In fact, another recent report in The Journal of Pain noted that aging veterans frequently show improvements in pain intensity over time. Their likelihood of improvement is lowered, however, with use of opioids, certain mental health conditions and specific pain diagnoses, according to researchers from the VA’s Center to Improve Veterans Involvement in Care and Oregon Health & Science University. Overall, older adults had the highest prevalence of long-term use of pain medications, including opioids, study authors added.2

A significant difference also related to gender. Male veterans were more likely to report severe pain, 9%, than male nonveterans, 4.7%, but no variation was detected between female veterans and nonveterans.

 “These findings show that we still have much more to do to help our veterans who are suffering from pain,” explained Josephine P. Briggs, MD, director of NCCIH. “This new knowledge can help inform effective health care strategies for veterans of all ages. More research is needed to generate additional evidence-based options for veterans managing pain. Over time this research may help nonveterans as well.”

NCCIH is partnering with the VA and DoD on 13 grants to research military and veteran health with a focus on nonpharmacological approaches to pain and related conditions.
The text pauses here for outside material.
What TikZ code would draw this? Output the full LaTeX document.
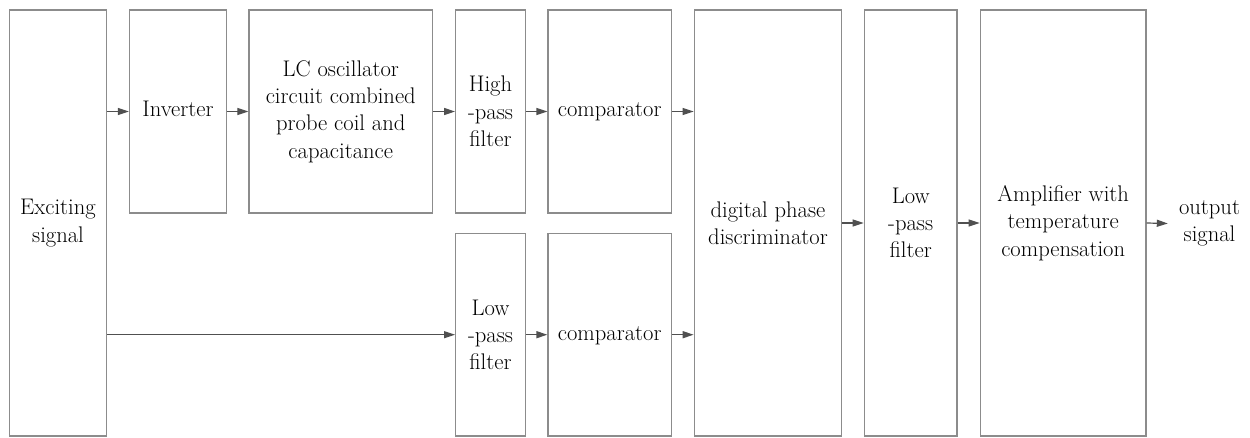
\documentclass[tikz,border=0pt]{standalone}
\usetikzlibrary{arrows.meta,calc}
\begin{document}
\begin{tikzpicture}[x=1pt,y=-1pt,
  box/.style={draw=boxgray, line width=1.3pt, inner sep=0pt, align=center,
    font=\fontsize{22.6}{27.3}\selectfont},
  arr/.style={draw=arrgray, line width=1.2pt, -{Triangle[length=11pt,width=7pt]}},
  lbl/.style={inner sep=0pt, inner xsep=11pt, align=center, font=\fontsize{22.6}{27.3}\selectfont}]
\definecolor{boxgray}{RGB}{140,140,140}
\definecolor{arrgray}{RGB}{80,80,80}
\useasboundingbox (0,0) rectangle (1250,437);
\node[box, minimum width=97pt, minimum height=426pt] (exc) at (58,223) {Exciting\\signal};
\node[box, minimum width=97pt, minimum height=203pt] (inv) at (178,111.5) {Inverter\strut};
\node[box, minimum width=183.5pt, minimum height=203pt] (lc) at (340.75,111.5) {LC oscillator\\circuit combined\\probe coil and\\capacitance};
\node[box, minimum width=69.6pt, minimum height=203pt] (hpf) at (490.5,111.5) {High\\-pass\\filter};
\node[box, minimum width=123.3pt, minimum height=203pt] (cmpa) at (609.7,111.5) {comparator\strut};
\node[box, minimum width=69.6pt, minimum height=202.7pt] (lpfa) at (490.5,334.7) {Low\\-pass\\filter};
\node[box, minimum width=123.3pt, minimum height=202.7pt] (cmpb) at (609.7,334.7) {comparator\strut};
\node[box, minimum width=147.4pt, minimum height=426pt] (disc) at (768,223) {digital phase\\discriminator};
\node[box, minimum width=92.7pt, minimum height=426pt] (lpfb) at (910.7,223) {Low\\-pass\\filter};
\node[box, minimum width=165.7pt, minimum height=426pt] (amp) at (1063.2,223) {Amplifier with\\temperature\\compensation};
\node[lbl] (out) at (1209.5,223.5) {output\\signal};
\draw[arr] (exc.east |- inv.west) -- (inv.west);
\draw[arr] (inv.east) -- (lc.west);
\draw[arr] (lc.east) -- (hpf.west);
\draw[arr] (hpf.east) -- (cmpa.west);
\draw[arr] (cmpa.east) -- (cmpa.east -| disc.west);
\draw[arr] (exc.east |- lpfa.west) -- (lpfa.west);
\draw[arr] (lpfa.east) -- (cmpb.west);
\draw[arr] (cmpb.east) -- (cmpb.east -| disc.west);
\draw[arr] (disc.east) -- (lpfb.west);
\draw[arr] (lpfb.east) -- (amp.west);
\draw[arr] (amp.east) -- (out.west);
\end{tikzpicture}
\end{document}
This survey had some limitations, according to the author. It did not collect pain treatment information and, therefore, was unable to determine if differences in treatment could have further explained differences in the participants’ pain experiences.

Nahin also pointed out that younger veterans (aged 18-39) are significantly overrepresented by those who served during the wars in Afghanistan and Iraq. He noted that the analysis was not able to determine whether these younger veterans with severe pain were in pain despite treatment or because they were not getting treatment. He suggested, however, that some veterans would benefit from a revised pain management plan that addresses the full range of biological, psychological and social effects of pain on the individual.

For others, Nahin added, services might be needed to help them manage the impact of severe pain on their daily lives.

  1. Nahin RL. Severe Pain in Veterans: The Impact of Age and Sex, and Comparisons to the General Population. J Pain. 2016 Nov 21. pii: S1526-5900(16)30313-3. doi:10.1016/j.jpain.2016.10.021. [Epub ahead of print] PubMed PMID: 27884688.
  1. Dobscha SK, Lovejoy TI, Morasco BJ, Kovas AE, Peters DM, Hart K, Williams JL, McFarland BH. Predictors of Improvements in Pain Intensity in a National Cohort of Older Veterans With Chronic Pain. J Pain. 2016 Jul;17(7):824-35. doi:10.1016/j.jpain.2016.03.006. Epub 2016 Apr 4. PubMed PMID: 27058162; PubMed Central PMCID: PMC4925248.